Siang itu, di Bandung, Minggu (31/8) di kediaman Komjen Pol (Purn) Anton Charliyan—yang akrab disapa Abah Anton—dipenuhi berbagai tokoh masyarakat Jawa Barat. Dari kalangan akademisi, aktivis 98, ormas, hingga ulama pesantren hadir untuk satu tujuan: merumuskan sikap bersama menghadapi gelombang unjuk rasa yang belakangan ini kian memanas.
Nama-nama yang hadir mencerminkan warna-warni Jawa Barat. Ada Ketua MPW Pemuda Pancasila Jabar Dian, Ketua Projo Jabar Joni Suherman, Ketua GERSUMA Humar Dhani, tokoh budaya Sunda H. Elis Suryani, hingga akademisi Unpad Dr. Undang Darsa. Semua berkumpul di Jalan Parakan Asri No. 8, Bandung, menyatukan suara demi menjaga tanah Pasundan tetap damai.
Jawa Barat sebagai Barometer
Dalam pertemuan itu, Abah Anton menegaskan kembali peran strategis Jawa Barat sebagai cermin situasi nasional. “Jawa Barat ini selalu jadi barometer. Kalau di sini tenang, biasanya daerah lain pun ikut teduh. Tapi kalau di sini bergolak, getarannya bisa ke seluruh Indonesia,” ujarnya.
Karena itulah, ia merasa terpanggil untuk mengingatkan bahwa demokrasi tidak boleh disalahartikan. Menyampaikan aspirasi adalah hak yang dilindungi konstitusi, namun cara yang ditempuh harus bermartabat. “Kami menolak keras aksi yang disertai anarkisme, penjarahan, dan tindak kekerasan lainnya,” tegasnya.
Ancaman Provokasi dan Keresahan Publik
Keresahan masyarakat kian bertambah setelah ditemukan bom molotov dalam sebuah aksi. Abah Anton melihat hal itu bukan sekadar bentuk protes, tetapi ada indikasi provokasi yang sengaja diciptakan pihak tertentu.
“Jangan sampai masyarakat, termasuk ojol, mahasiswa, ormas, dan elemen lain, terjebak dalam provokasi yang justru mengarah pada kehancuran bangsa. Jika situasi semakin rusuh, maka yang rugi adalah rakyat.

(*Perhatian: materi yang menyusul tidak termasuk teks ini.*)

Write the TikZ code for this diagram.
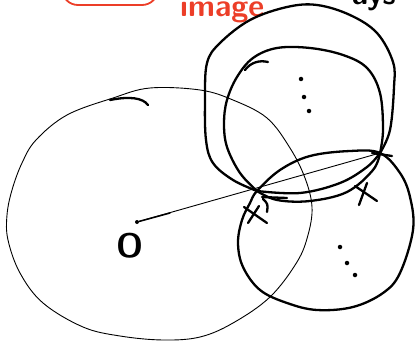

Ekonomi akan lumpuh, penderitaan justru semakin berat,” kata mantan Kapolda Jabar ini.
Demokrasi untuk Persatuan, Bukan Perpecahan
Dalam suasana yang penuh keprihatinan, Abah Anton mengingatkan bahwa demokrasi seharusnya menjadi ruang penyampaian pikiran dan gagasan, bukan ajang saling melukai. Ia menyampaikan belasungkawa atas jatuhnya korban jiwa dalam sejumlah aksi, sembari mengingatkan semua pihak untuk kembali ke tujuan awal: merawat persatuan bangsa.
Ia juga mengimbau aparat keamanan agar bersikap terukur dan mengedepankan penyelesaian damai. “Tindakan represif hanya akan memperburuk keadaan. Aparat penegak hukum harus bertindak proporsional, tidak berlebihan, dan tetap berorientasi pada solusi damai,” ujarnya.
Suara Damai dari Tatar Sunda
Pertemuan itu akhirnya ditutup dengan kesepahaman: Jawa Barat harus tetap menjadi teladan dalam menjaga kedamaian. Meski beberapa tokoh tidak hadir karena alasan mendadak maupun faktor keamanan, suara yang muncul tetap satu: menolak kekerasan, menjaga demokrasi, dan merawat harmoni sosial.
“Semoga imbauan ini menjadi pegangan bagi semua pihak, terutama masyarakat Jawa Barat, untuk tetap menjaga ketertiban, keamanan, dan kedamaian bangsa,” tutup Abah Anton penuh harap.
Dari ruang tamu yang hangat dan luas di Bandung itu, sebuah pesan penting lahir: bahwa kekuatan Jawa Barat bukan hanya pada jumlah penduduknya yang besar, tetapi pada kearifan tokoh-tokohnya yang berusaha menjaga api demokrasi tetap menyala tanpa membakar rumah persatuan bangsa.